For a moderately small village, Unity is well supplied with lodges. The Odd Fellows have a subordinate lodge and an Encampment. The subordinate lodge officers are: Noble grand, Earl Salter; vice-grand, Carl G. Johnson, secretary, John M. Vaughn, treasurer, Phillip Klein. The officers of the Rebekahs are: Noble grand, Etta Mason, vice-grand, Ruby Salter, secretary, Signe Johnson, and treasurer, Mrs. Earl Salter.

 

There is also a lodge of Modern Woodmen, Woodmen of the World, of Beavers, E.F.H., and of the Royal Neighbors, and it is said that wives know where their husbands are every night in the week, for they are at some lodge meeting.

 

Great Dairy County

 

This is a great dairy county, home of the best herds is in Taylor and Marathon Counties, being in a vicinity of Unity and Colby.

 

There is the big herd of seventy registered Red Polls, belonging to John W. Salter, who has won prizes year after year on his exhibits and tests at the National Red Poll contests, and farm and dairy editors are constantly “writing him up.”

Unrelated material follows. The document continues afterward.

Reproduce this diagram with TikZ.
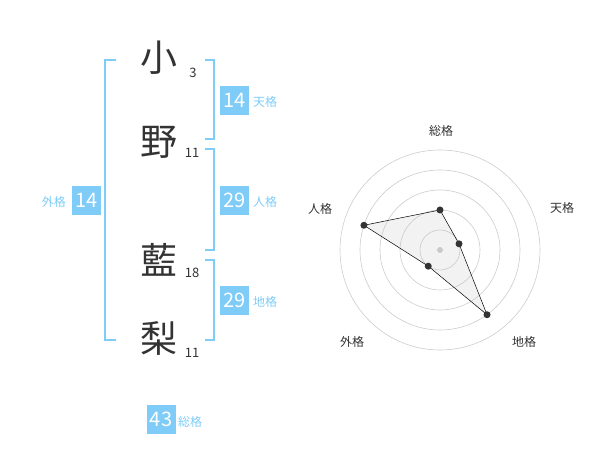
\documentclass[tikz,border=0pt]{standalone}
\usepackage{fontspec}
\setmainfont{Noto Sans CJK JP}
\definecolor{kakublue}{RGB}{127,204,248}
\definecolor{kakutext}{RGB}{51,51,51}

\begin{document}
\begin{tikzpicture}[x=1pt,y=-1pt,
  kanji/.style={font=\fontsize{37}{37}\selectfont, text=kakutext, inner sep=0pt},
  strokes/.style={font=\fontsize{13}{13}\selectfont, text=kakutext, inner sep=0pt},
  kakubox/.style={fill=kakublue, text=white, minimum size=29pt, inner sep=0pt, font=\fontsize{20}{20}\selectfont},
  kakuname/.style={text=kakublue, font=\fontsize{12}{12}\selectfont, inner sep=0pt},
  bracket/.style={draw=kakublue, line width=2pt},
  ring/.style={draw=gray!40, line width=0.6pt},
  axisname/.style={text=kakutext, font=\fontsize{12}{12}\selectfont, inner sep=0pt},
  dot/.style={fill=kakutext, circle, inner sep=0pt, minimum size=7pt}]
  \useasboundingbox (0,0) rectangle (600,470);

  % name, one character per line
  \node[kanji] (c1) at (159,58) {小};
  \node[kanji] (c2) at (159,142) {野};
  \node[kanji] (c3) at (159,260) {藍};
  \node[kanji] (c4) at (159,338) {梨};
  \node[strokes] (n1) at (193,73) {3};
  \node[strokes] (n2) at (192,153) {11};
  \node[strokes] (n3) at (192,273) {18};
  \node[strokes] (n4) at (192,353) {11};

  % brackets
  \draw[bracket] (116,60) -- (105,60) -- (105,340) -- (116,340);
  \draw[bracket] (205,60) -- (214,60) -- (214,139) -- (205,139);
  \draw[bracket] (205,149) -- (214,149) -- (214,250) -- (205,250);
  \draw[bracket] (205,260) -- (214,260) -- (214,340) -- (205,340);

  % scores
  \node[kakubox] (ten) at (234.5,100.5) {14};
  \node[kakuname, anchor=west] (tenname) at (253,102) {天格};
  \node[kakubox] (jin) at (234.5,200.5) {29};
  \node[kakuname, anchor=west] (jinname) at (253,202) {人格};
  \node[kakubox] (chi) at (234.5,300.5) {29};
  \node[kakuname, anchor=west] (chiname) at (253,302) {地格};
  \node[kakubox] (gai) at (86.5,200.5) {14};
  \node[kakuname, anchor=east] (gainame) at (66,202) {外格};
  \node[kakubox] (sou) at (161,419) {43};
  \node[kakuname, anchor=west] (souname) at (178,422) {総格};

  % radar chart
  \begin{scope}[shift={(440,250)}, y=1pt]
    \foreach \r in {20,40,60,80,100}
      \draw[ring] (0,0) circle (\r);
    \fill[gray!40] (0,0) circle (3);
    \coordinate (pSou) at (90:40);
    \coordinate (pTen) at (18:20);
    \coordinate (pChi) at (-54:80);
    \coordinate (pGai) at (-126:20);
    \coordinate (pJin) at (162:80);
    \draw[fill=gray!50, fill opacity=0.2, draw=black, line width=0.5pt]
      (pSou) -- (pTen) -- (pChi) -- (pGai) -- (pJin) -- cycle;
    \foreach \p in {pSou,pTen,pChi,pGai,pJin}
      \node[dot] at (\p) {};
  \end{scope}
  \node[axisname] (axSou) at (441,131) {総格};
  \node[axisname] (axTen) at (562,208) {天格};
  \node[axisname] (axJin) at (320,209) {人格};
  \node[axisname] (axGai) at (352,342) {外格};
  \node[axisname] (axChi) at (524,342) {地格};
\end{tikzpicture}
\end{document}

Mr. Salter came to Unity early in the eighties and taught school several years, graduating the first high school class of seven. He and his sons devote much attention to their farm and herd., but Mr. Salter has many other interests also and he is a busy man.

 

There are splendid herds of toehr breeds of cattle in this vicinity, Among these are the Guernsey herd of E. G. Vogt, who has a group of pure breds imported direct fro the Isle of Guernsey, and many of American birth.

 

Other Guernsey breeders are Herman Francer and Charles Johnson. Among the Holstein breeders are Walter Cook, George Cook and Peter Lydickson, and many others. Brown Swiss breeders include Godfrey Safemaster and Charles A. Lain, and Adolph Groeele and Matt Orth have fine herds of Ayrshire cattle. W. J. Hogan, county agent, last week assisting in the organization here of a County Ayrshire breeders association.